Published: Thursday | August 26, 2010 Comments 0
Minister of Education Andrew Holness at yesterday's post-Cabinet press briefing at Jamaica House, St Andrew. - Norman Grindley/Chief Photographer

Nadisha Hunter, Gleaner Writer

The Government is to save $46 million through a new system to pay for students sitting external examinations.

Education Minister Andrew Holness told journalists during yesterday's regular post-Cabinet press briefing at Jamaica House that the Government would no longer subsidise students sitting mathematics, English language, information technology and a science subject in Caribbean Secondary Education Certificate (CSEC), Caribbean Advanced Proficiency Examination (CAPE) and Caribbean Certificate of Secondary Level Competence on a broad scale.

Instead, the minister said students would be required to have a grade point that would ensure a pass at the sitting of the exam.

Holness said the students' histories from grades 10 and 11 would be used to come up with the average that would qualify them for subsidy.

The Government had been paying the fees for these subjects since 2002.

The Government also paid the fee for students sitting the CAPE, which is equivalent to the General Certificate of Education Advanced Level.

Plans under way

The Government, however, had warned that a revision of the payment policy for students sitting the four CSEC subjects was in the pipeline.

"This has been a matter of debate for some time, we have given adequate notice of the change.
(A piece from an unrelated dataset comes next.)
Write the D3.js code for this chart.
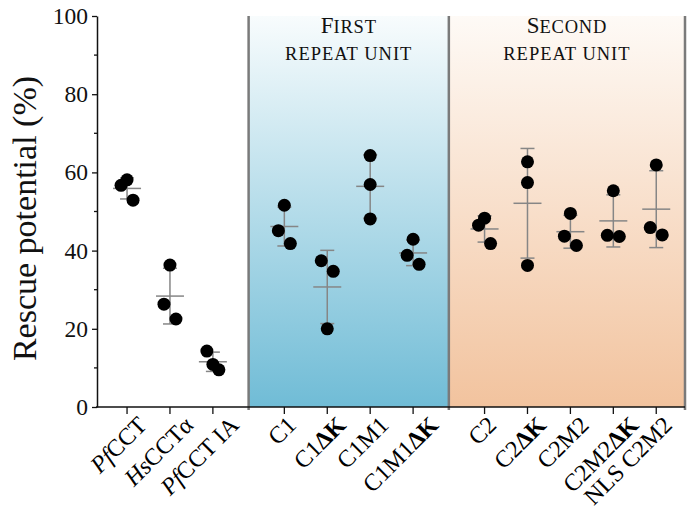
<!DOCTYPE html>
<html>
<head>
<meta charset="utf-8">
<script src="https://cdn.jsdelivr.net/npm/d3@7"></script>
<style>
  body { margin: 0; background: #fff; }
  svg { display: block; font-family: "Liberation Serif", "DejaVu Serif", serif; }
</style>
</head>
<body>
<svg id="chart"></svg>
<script>
// data (three replicates per construct)
const categories = ["PfCCT", "HsCCTα", "PfCCT IA", "C1", "C1ΔK", "C1M1", "C1M1ΔK",
                    "C2", "C2ΔK", "C2M2", "C2M2ΔK", "NLS C2M2"];
const groupOf = [0, 0, 0, 1, 1, 1, 1, 2, 2, 2, 2, 2];
const rep1 = [58.1, 36.3, 14.3, 51.6, 37.4, 64.3, 42.9, 48.3, 62.7, 49.5, 55.3, 61.9];
const rep2 = [56.7, 26.3, 10.9, 45.1, 34.7, 56.9, 38.8, 46.5, 57.4, 43.7, 43.9, 45.9];
const rep3 = [52.9, 22.5,  9.5, 41.8, 20.0, 48.1, 36.5, 41.8, 36.2, 41.3, 43.6, 44.0];
const sectionTitles = ["First", "Second"];
const sectionSub = "repeat unit";
const yTicks = [0, 20, 40, 60, 80, 100];
const yMinor = [10, 30, 50, 70, 90];

const width = 688, height = 518;
const margin = { top: 16, right: 3, bottom: 111, left: 97 };
const groupGap = 0.665;

const svg = d3.select("#chart").attr("width", width).attr("height", height);

const slot = (i) => i + groupOf[i] * groupGap;
const lastSlot = slot(categories.length - 1);

const x = d3.scaleLinear()
    .domain([-0.7, lastSlot + 0.67])
    .range([margin.left, width - margin.right]);
const y = d3.scaleLinear()
    .domain([0, 100])
    .range([height - margin.bottom, margin.top]);

// section backgrounds
const defs = svg.append("defs");
const grads = [["blueGrad", "#f8fcfd", "#70bcd6"], ["peachGrad", "#fefaf6", "#f2c39e"]];
grads.forEach(([id, c0, c1]) => {
    const g = defs.append("linearGradient").attr("id", id)
        .attr("x1", 0).attr("y1", 0).attr("x2", 0).attr("y2", 1);
    g.append("stop").attr("offset", "0%").attr("stop-color", c0);
    g.append("stop").attr("offset", "100%").attr("stop-color", c1);
});

// boundaries between groups (midway between neighbouring slots)
const firstOf = g => groupOf.indexOf(g);
const lastOf = g => groupOf.lastIndexOf(g);
const bounds = [
    (slot(lastOf(0)) + slot(firstOf(1))) / 2,
    (slot(lastOf(1)) + slot(firstOf(2))) / 2,
    x.domain()[1]
];

[0, 1].forEach(s => {
    svg.append("rect")
        .attr("x", x(bounds[s]))
        .attr("y", y(100))
        .attr("width", x(bounds[s + 1]) - x(bounds[s]))
        .attr("height", y(0) - y(100))
        .attr("fill", `url(#${grads[s][0]})`);
});

// section headings in small caps
[0, 1].forEach(s => {
    const cx = (x(bounds[s]) + x(bounds[s + 1])) / 2;
    const t = svg.append("text")
        .attr("x", cx).attr("y", 33)
        .attr("text-anchor", "middle")
        .attr("fill", "#111");
    t.append("tspan").attr("font-size", 23).text(sectionTitles[s][0].toUpperCase());
    t.append("tspan").attr("font-size", 18.5).attr("letter-spacing", 0.8)
        .text(sectionTitles[s].slice(1).toUpperCase());
    svg.append("text")
        .attr("x", cx).attr("y", 60)
        .attr("text-anchor", "middle")
        .attr("font-size", 18.5)
        .attr("letter-spacing", 1)
        .attr("fill", "#111")
        .text(sectionSub.toUpperCase());
});

// horizontal spreading of near points, roughly as the plotting program did
const dx = 6;
const spread = (vals) => {
    const px = vals.map(v => y(v));
    const g1 = px[1] - px[0], g2 = px[2] - px[1];
    if (g1 < 14 && g2 < 14 && g1 > g2) return [-dx, 0, dx];
    if (g2 < 19) return [0, -dx, dx];
    if (g1 < 19) return [-dx, dx, 0];
    return [0, 0, 0];
};

const groups = categories.map((c, i) => {
    const vals = [rep1[i], rep2[i], rep3[i]];
    return {
        name: c,
        cx: x(slot(i)),
        vals,
        mean: d3.mean(vals),
        sd: d3.deviation(vals),
        offs: spread(vals)
    };
});

// mean +/- SD
const errColor = "#868686";
const eb = svg.append("g").attr("stroke", errColor).attr("stroke-width", 1.5);
groups.forEach(d => {
    eb.append("line")
        .attr("x1", d.cx).attr("x2", d.cx)
        .attr("y1", y(d.mean - d.sd)).attr("y2", y(d.mean + d.sd));
    eb.append("line")
        .attr("x1", d.cx - 14).attr("x2", d.cx + 14)
        .attr("y1", y(d.mean)).attr("y2", y(d.mean));
    [d.mean - d.sd, d.mean + d.sd].forEach(v => {
        eb.append("line")
            .attr("x1", d.cx - 7).attr("x2", d.cx + 7)
            .attr("y1", y(v)).attr("y2", y(v));
    });
});

// dots
const pts = svg.append("g");
groups.forEach(d => {
    pts.selectAll(null)
        .data(d.vals)
        .join("circle")
        .attr("cx", (v, k) => d.cx + d.offs[k])
        .attr("cy", v => y(v))
        .attr("r", 6.5)
        .attr("fill", "#000");
});

// divider lines
svg.append("g").selectAll("line")
    .data(bounds)
    .join("line")
    .attr("x1", b => x(b)).attr("x2", b => x(b))
    .attr("y1", y(100)).attr("y2", y(0) + 3)
    .attr("stroke", "#7a7a7a")
    .attr("stroke-width", 2.5);

// y axis
const gy = svg.append("g")
    .attr("transform", `translate(${margin.left},0)`)
    .call(d3.axisLeft(y).tickValues(yTicks).tickSize(5).tickPadding(4).tickSizeOuter(0));
gy.select(".domain").attr("stroke", "#111").attr("stroke-width", 1.5);
gy.selectAll(".tick line").attr("stroke", "#111").attr("stroke-width", 1.3);
gy.selectAll(".tick text").attr("font-size", 23.5).attr("fill", "#111")
    .attr("font-family", "Liberation Serif");
gy.selectAll(".minor")
    .data(yMinor)
    .join("line")
    .attr("class", "minor")
    .attr("x1", -3).attr("x2", 0)
    .attr("y1", v => y(v)).attr("y2", v => y(v))
    .attr("stroke", "#111").attr("stroke-width", 1.3);

// x axis
const gx = svg.append("g")
    .attr("transform", `translate(0,${y(0)})`);
gx.append("line")
    .attr("x1", margin.left - 1).attr("x2", x(bounds[2]))
    .attr("stroke", "#111").attr("stroke-width", 1.5);
gx.selectAll(".xt")
    .data(groups)
    .join("line")
    .attr("class", "xt")
    .attr("x1", d => d.cx).attr("x2", d => d.cx)
    .attr("y1", 0).attr("y2", 7)
    .attr("stroke", "#111").attr("stroke-width", 1.3);

// label markup: species prefix in italics, deletion (ΔK) in bold
const labelParts = (s) => {
    const m = s.match(/^(Pf|Hs)(.*)$/);
    if (m) return [[m[1], "italic", "normal"], [m[2], "normal", "normal"]];
    const k = s.indexOf("ΔK");
    if (k >= 0) return [[s.slice(0, k), "normal", "normal"], ["ΔK", "normal", "bold"]];
    return [[s, "normal", "normal"]];
};

groups.forEach(d => {
    const t = gx.append("text")
        .attr("text-anchor", "end")
        .attr("dy", "0.62em")
        .attr("font-size", 24)
        .attr("fill", "#000");
    labelParts(d.name).forEach(([txt, st, wt]) => {
        t.append("tspan").attr("font-style", st).attr("font-weight", wt).text(txt);
    });
    // longer labels sit a little further right of their tick, kept inside the page
    const len = t.node().getComputedTextLength();
    const shift = Math.min(0.2 * len - 3, width - 25 - d.cx);
    t.attr("transform", `translate(${d.cx + shift},9) rotate(-45)`);
});

// y title
svg.append("text")
    .attr("transform", `translate(36,${(y(0) + y(100)) / 2 + 7}) rotate(-90)`)
    .attr("text-anchor", "middle")
    .attr("font-size", 34)
    .attr("fill", "#111")
    .text("Rescue potential (%)");
</script>
</body>
</html>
I believe that students in the education system are prepared for it and I believe that it will save the Government and the public coffers quite a bit," he declared.
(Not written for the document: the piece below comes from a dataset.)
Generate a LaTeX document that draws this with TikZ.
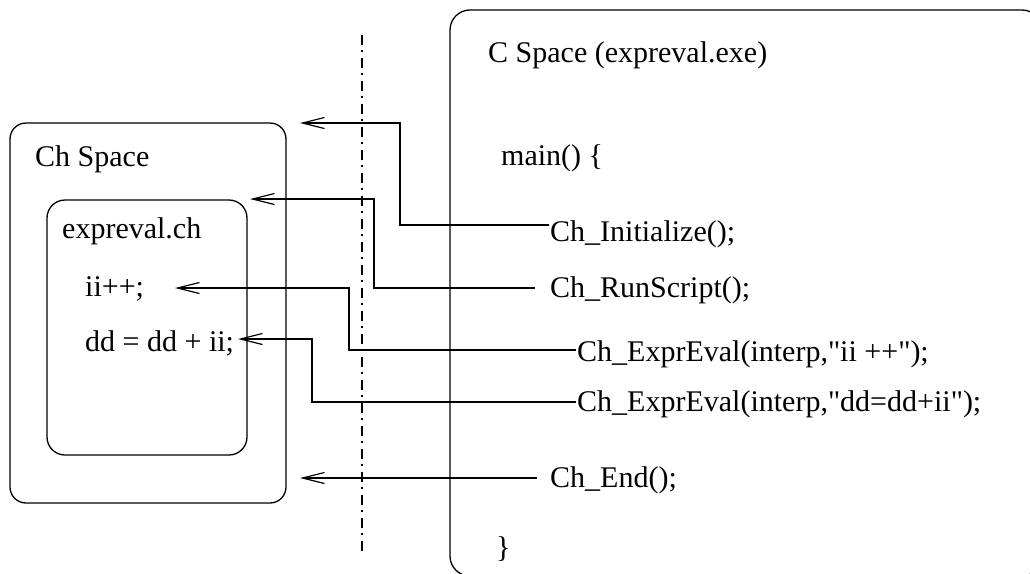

The minister said this approach by the Government was necessary to ease the burden on the education budget.

The ministry has been operating from a total budget of $131 million.

"We have had to move to this new funding policy because, when we examined the effectiveness of the subsidy, we realised that every year we lose approximately $5 million from students for whom we have paid, but they do not turn up to sit the exams," he charged.

Holness added: "Then, when we look at the pass rate, that is where we consider as an acceptable pass level three and above, we find that close to 40 per cent of our students are getting below the pass grade. So instead of just giving a flat subsidy we should use the subsidy as an incentive for performance."

Alluding to the Career Advance-ment Programme, which the ministry has recently developed and implemented, the minister said there were many demands on the education budget with an increase in the number of persons that the ministry would have to subsidise.

The minister assured students that the cut-off score for the subsidy, which is to be decided on soon, would not be prohibitively high. He said the ministry would keep it at a level where they would be able to capture most students who would, by virtue of their past performance, suggest that their performance on the exam would give them a grade three or higher.

He said this would be effective for the next school year.